Directions for this task - Pictures within the data are to be left out; everything else must be reproduced exactly.

====

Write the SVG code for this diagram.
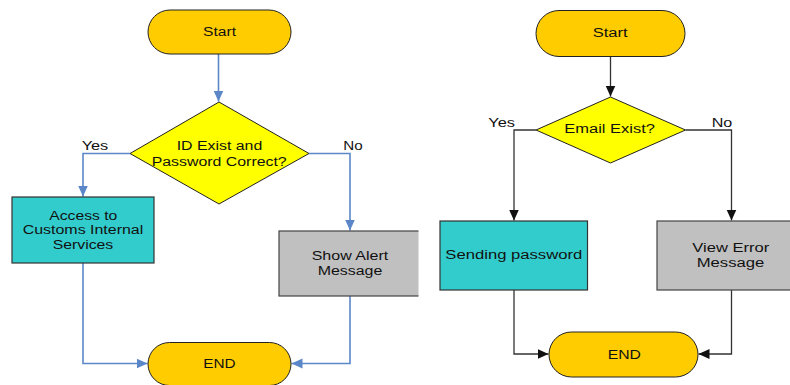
<svg xmlns="http://www.w3.org/2000/svg" width="790" height="385" viewBox="0 0 790 385">
  <style>
    .term { fill: #FFCC00; stroke: #222; stroke-width: 1; }
    .dec { fill: #FFFF00; stroke: #222; stroke-width: 1; }
    .proc-ok { fill: #33CCCC; stroke: #333; stroke-width: 1.2; }
    .proc-err { fill: #C0C0C0; stroke: #444; stroke-width: 1.2; }
    .lbl { font-family: "Liberation Sans", Arial, sans-serif; font-size: 12.5px; fill: #111; }
    .blue { fill: none; stroke: #5B87C9; stroke-width: 1.6; }
    .dark { fill: none; stroke: #333; stroke-width: 1.3; }
  </style>
  <defs>
    <marker id="arrBlue" markerUnits="userSpaceOnUse" markerWidth="12" markerHeight="12" viewBox="0 0 12 12" refX="11" refY="6" orient="auto">
      <path d="M0,1 L11,6 L0,11 Z" fill="#5B87C9"/>
    </marker>
    <marker id="arrDark" markerUnits="userSpaceOnUse" markerWidth="12" markerHeight="12" viewBox="0 0 12 12" refX="11" refY="6" orient="auto">
      <path d="M0,1 L11,6 L0,11 Z" fill="#111"/>
    </marker>
    <clipPath id="leftPanel">
      <rect x="0" y="0" width="418.5" height="385"/>
    </clipPath>
  </defs>

  <!-- Login flow connectors -->
  <g id="connectors-login">
    <path class="blue" d="M218.5,54 L218.5,101.5" marker-end="url(#arrBlue)"/>
    <path class="blue" d="M130,153.5 L83,153.5 L83,196.5" marker-end="url(#arrBlue)"/>
    <path class="blue" d="M309,153.5 L350,153.5 L350,230.5" marker-end="url(#arrBlue)"/>
    <path class="blue" d="M83,263 L83,363.5 L147.5,363.5" marker-end="url(#arrBlue)"/>
    <path class="blue" d="M350,296 L350,363.5 L291.5,363.5" marker-end="url(#arrBlue)"/>
    <text class="lbl" x="81.7" y="150" textLength="26.6" lengthAdjust="spacingAndGlyphs">Yes</text>
    <text class="lbl" x="343.3" y="150" textLength="19.4" lengthAdjust="spacingAndGlyphs">No</text>
  </g>

  <!-- Login flow nodes -->
  <g id="login-start">
    <rect class="term" x="148" y="10" width="143" height="44" rx="22"/>
    <text class="lbl" x="203" y="36" textLength="33" lengthAdjust="spacingAndGlyphs">Start</text>
  </g>
  <g id="login-check">
    <polygon class="dec" points="219,102 309,153.5 219,204 130,153.5"/>
    <text class="lbl" x="176.7" y="150" textLength="85.6" lengthAdjust="spacingAndGlyphs">ID Exist and</text>
    <text class="lbl" x="151.7" y="165.6" textLength="135" lengthAdjust="spacingAndGlyphs">Password Correct?</text>
  </g>
  <g id="login-access">
    <rect class="proc-ok" x="12" y="197" width="142" height="66"/>
    <text class="lbl" x="49.3" y="219.5" textLength="68" lengthAdjust="spacingAndGlyphs">Access to</text>
    <text class="lbl" x="22.7" y="234" textLength="120.6" lengthAdjust="spacingAndGlyphs">Customs Internal</text>
    <text class="lbl" x="52.7" y="248.5" textLength="60.6" lengthAdjust="spacingAndGlyphs">Services</text>
  </g>
  <g id="login-alert" clip-path="url(#leftPanel)">
    <rect class="proc-err" x="279" y="231" width="150" height="65"/>
    <text class="lbl" x="311.7" y="260" textLength="76.6" lengthAdjust="spacingAndGlyphs">Show Alert</text>
    <text class="lbl" x="317.7" y="274.5" textLength="64.6" lengthAdjust="spacingAndGlyphs">Message</text>
  </g>
  <g id="login-end">
    <rect class="term" x="148" y="342.5" width="143" height="43" rx="21.5"/>
    <text class="lbl" x="203.3" y="368.3" textLength="32.4" lengthAdjust="spacingAndGlyphs">END</text>
  </g>

  <!-- Password recovery connectors -->
  <g id="connectors-recovery">
    <path class="dark" d="M610.5,57 L610.5,96.5" marker-end="url(#arrDark)"/>
    <path class="dark" d="M536,130 L514,130 L514,220.5" marker-end="url(#arrDark)"/>
    <path class="dark" d="M685.5,130 L731.5,130 L731.5,220.5" marker-end="url(#arrDark)"/>
    <path class="dark" d="M514,290 L514,354 L548.5,354" marker-end="url(#arrDark)"/>
    <path class="dark" d="M731.5,290 L731.5,354 L698.5,354" marker-end="url(#arrDark)"/>
    <text class="lbl" x="488.3" y="126.7" textLength="26.7" lengthAdjust="spacingAndGlyphs">Yes</text>
    <text class="lbl" x="711.7" y="126.7" textLength="20.6" lengthAdjust="spacingAndGlyphs">No</text>
  </g>

  <!-- Password recovery nodes -->
  <g id="recovery-start">
    <rect class="term" x="536" y="10.5" width="149" height="46" rx="23"/>
    <text class="lbl" x="592.7" y="37.3" textLength="35" lengthAdjust="spacingAndGlyphs">Start</text>
  </g>
  <g id="recovery-check">
    <polygon class="dec" points="610.5,97 685.5,130 610.5,163 536,130"/>
    <text class="lbl" x="564.3" y="133.3" textLength="90.7" lengthAdjust="spacingAndGlyphs">Email Exist?</text>
  </g>
  <g id="recovery-send">
    <rect class="proc-ok" x="440" y="221" width="147.5" height="69"/>
    <text class="lbl" x="445.3" y="258.7" textLength="137" lengthAdjust="spacingAndGlyphs">Sending password</text>
  </g>
  <g id="recovery-error">
    <rect class="proc-err" x="657" y="221" width="150" height="69"/>
    <text class="lbl" x="692.3" y="252.3" textLength="77" lengthAdjust="spacingAndGlyphs">View Error</text>
    <text class="lbl" x="696.7" y="266.7" textLength="67.6" lengthAdjust="spacingAndGlyphs">Message</text>
  </g>
  <g id="recovery-end">
    <rect class="term" x="549" y="332" width="149" height="45" rx="22.5"/>
    <text class="lbl" x="607.7" y="359" textLength="33.3" lengthAdjust="spacingAndGlyphs">END</text>
  </g>
</svg>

====

Full solution -
Write the SVG code for this diagram.
<svg xmlns="http://www.w3.org/2000/svg" width="790" height="385" viewBox="0 0 790 385">
  <style>
    .term { fill: #FFCC00; stroke: #222; stroke-width: 1; }
    .dec { fill: #FFFF00; stroke: #222; stroke-width: 1; }
    .proc-ok { fill: #33CCCC; stroke: #333; stroke-width: 1.2; }
    .proc-err { fill: #C0C0C0; stroke: #444; stroke-width: 1.2; }
    .lbl { font-family: "Liberation Sans", Arial, sans-serif; font-size: 12.5px; fill: #111; }
    .blue { fill: none; stroke: #5B87C9; stroke-width: 1.6; }
    .dark { fill: none; stroke: #333; stroke-width: 1.3; }
  </style>
  <defs>
    <marker id="arrBlue" markerUnits="userSpaceOnUse" markerWidth="12" markerHeight="12" viewBox="0 0 12 12" refX="11" refY="6" orient="auto">
      <path d="M0,1 L11,6 L0,11 Z" fill="#5B87C9"/>
    </marker>
    <marker id="arrDark" markerUnits="userSpaceOnUse" markerWidth="12" markerHeight="12" viewBox="0 0 12 12" refX="11" refY="6" orient="auto">
      <path d="M0,1 L11,6 L0,11 Z" fill="#111"/>
    </marker>
    <clipPath id="leftPanel">
      <rect x="0" y="0" width="418.5" height="385"/>
    </clipPath>
  </defs>

  <!-- Login flow connectors -->
  <g id="connectors-login">
    <path class="blue" d="M218.5,54 L218.5,101.5" marker-end="url(#arrBlue)"/>
    <path class="blue" d="M130,153.5 L83,153.5 L83,196.5" marker-end="url(#arrBlue)"/>
    <path class="blue" d="M309,153.5 L350,153.5 L350,230.5" marker-end="url(#arrBlue)"/>
    <path class="blue" d="M83,263 L83,363.5 L147.5,363.5" marker-end="url(#arrBlue)"/>
    <path class="blue" d="M350,296 L350,363.5 L291.5,363.5" marker-end="url(#arrBlue)"/>
    <text class="lbl" x="81.7" y="150" textLength="26.6" lengthAdjust="spacingAndGlyphs">Yes</text>
    <text class="lbl" x="343.3" y="150" textLength="19.4" lengthAdjust="spacingAndGlyphs">No</text>
  </g>

  <!-- Login flow nodes -->
  <g id="login-start">
    <rect class="term" x="148" y="10" width="143" height="44" rx="22"/>
    <text class="lbl" x="203" y="36" textLength="33" lengthAdjust="spacingAndGlyphs">Start</text>
  </g>
  <g id="login-check">
    <polygon class="dec" points="219,102 309,153.5 219,204 130,153.5"/>
    <text class="lbl" x="176.7" y="150" textLength="85.6" lengthAdjust="spacingAndGlyphs">ID Exist and</text>
    <text class="lbl" x="151.7" y="165.6" textLength="135" lengthAdjust="spacingAndGlyphs">Password Correct?</text>
  </g>
  <g id="login-access">
    <rect class="proc-ok" x="12" y="197" width="142" height="66"/>
    <text class="lbl" x="49.3" y="219.5" textLength="68" lengthAdjust="spacingAndGlyphs">Access to</text>
    <text class="lbl" x="22.7" y="234" textLength="120.6" lengthAdjust="spacingAndGlyphs">Customs Internal</text>
    <text class="lbl" x="52.7" y="248.5" textLength="60.6" lengthAdjust="spacingAndGlyphs">Services</text>
  </g>
  <g id="login-alert" clip-path="url(#leftPanel)">
    <rect class="proc-err" x="279" y="231" width="150" height="65"/>
    <text class="lbl" x="311.7" y="260" textLength="76.6" lengthAdjust="spacingAndGlyphs">Show Alert</text>
    <text class="lbl" x="317.7" y="274.5" textLength="64.6" lengthAdjust="spacingAndGlyphs">Message</text>
  </g>
  <g id="login-end">
    <rect class="term" x="148" y="342.5" width="143" height="43" rx="21.5"/>
    <text class="lbl" x="203.3" y="368.3" textLength="32.4" lengthAdjust="spacingAndGlyphs">END</text>
  </g>

  <!-- Password recovery connectors -->
  <g id="connectors-recovery">
    <path class="dark" d="M610.5,57 L610.5,96.5" marker-end="url(#arrDark)"/>
    <path class="dark" d="M536,130 L514,130 L514,220.5" marker-end="url(#arrDark)"/>
    <path class="dark" d="M685.5,130 L731.5,130 L731.5,220.5" marker-end="url(#arrDark)"/>
    <path class="dark" d="M514,290 L514,354 L548.5,354" marker-end="url(#arrDark)"/>
    <path class="dark" d="M731.5,290 L731.5,354 L698.5,354" marker-end="url(#arrDark)"/>
    <text class="lbl" x="488.3" y="126.7" textLength="26.7" lengthAdjust="spacingAndGlyphs">Yes</text>
    <text class="lbl" x="711.7" y="126.7" textLength="20.6" lengthAdjust="spacingAndGlyphs">No</text>
  </g>

  <!-- Password recovery nodes -->
  <g id="recovery-start">
    <rect class="term" x="536" y="10.5" width="149" height="46" rx="23"/>
    <text class="lbl" x="592.7" y="37.3" textLength="35" lengthAdjust="spacingAndGlyphs">Start</text>
  </g>
  <g id="recovery-check">
    <polygon class="dec" points="610.5,97 685.5,130 610.5,163 536,130"/>
    <text class="lbl" x="564.3" y="133.3" textLength="90.7" lengthAdjust="spacingAndGlyphs">Email Exist?</text>
  </g>
  <g id="recovery-send">
    <rect class="proc-ok" x="440" y="221" width="147.5" height="69"/>
    <text class="lbl" x="445.3" y="258.7" textLength="137" lengthAdjust="spacingAndGlyphs">Sending password</text>
  </g>
  <g id="recovery-error">
    <rect class="proc-err" x="657" y="221" width="150" height="69"/>
    <text class="lbl" x="692.3" y="252.3" textLength="77" lengthAdjust="spacingAndGlyphs">View Error</text>
    <text class="lbl" x="696.7" y="266.7" textLength="67.6" lengthAdjust="spacingAndGlyphs">Message</text>
  </g>
  <g id="recovery-end">
    <rect class="term" x="549" y="332" width="149" height="45" rx="22.5"/>
    <text class="lbl" x="607.7" y="359" textLength="33.3" lengthAdjust="spacingAndGlyphs">END</text>
  </g>
</svg>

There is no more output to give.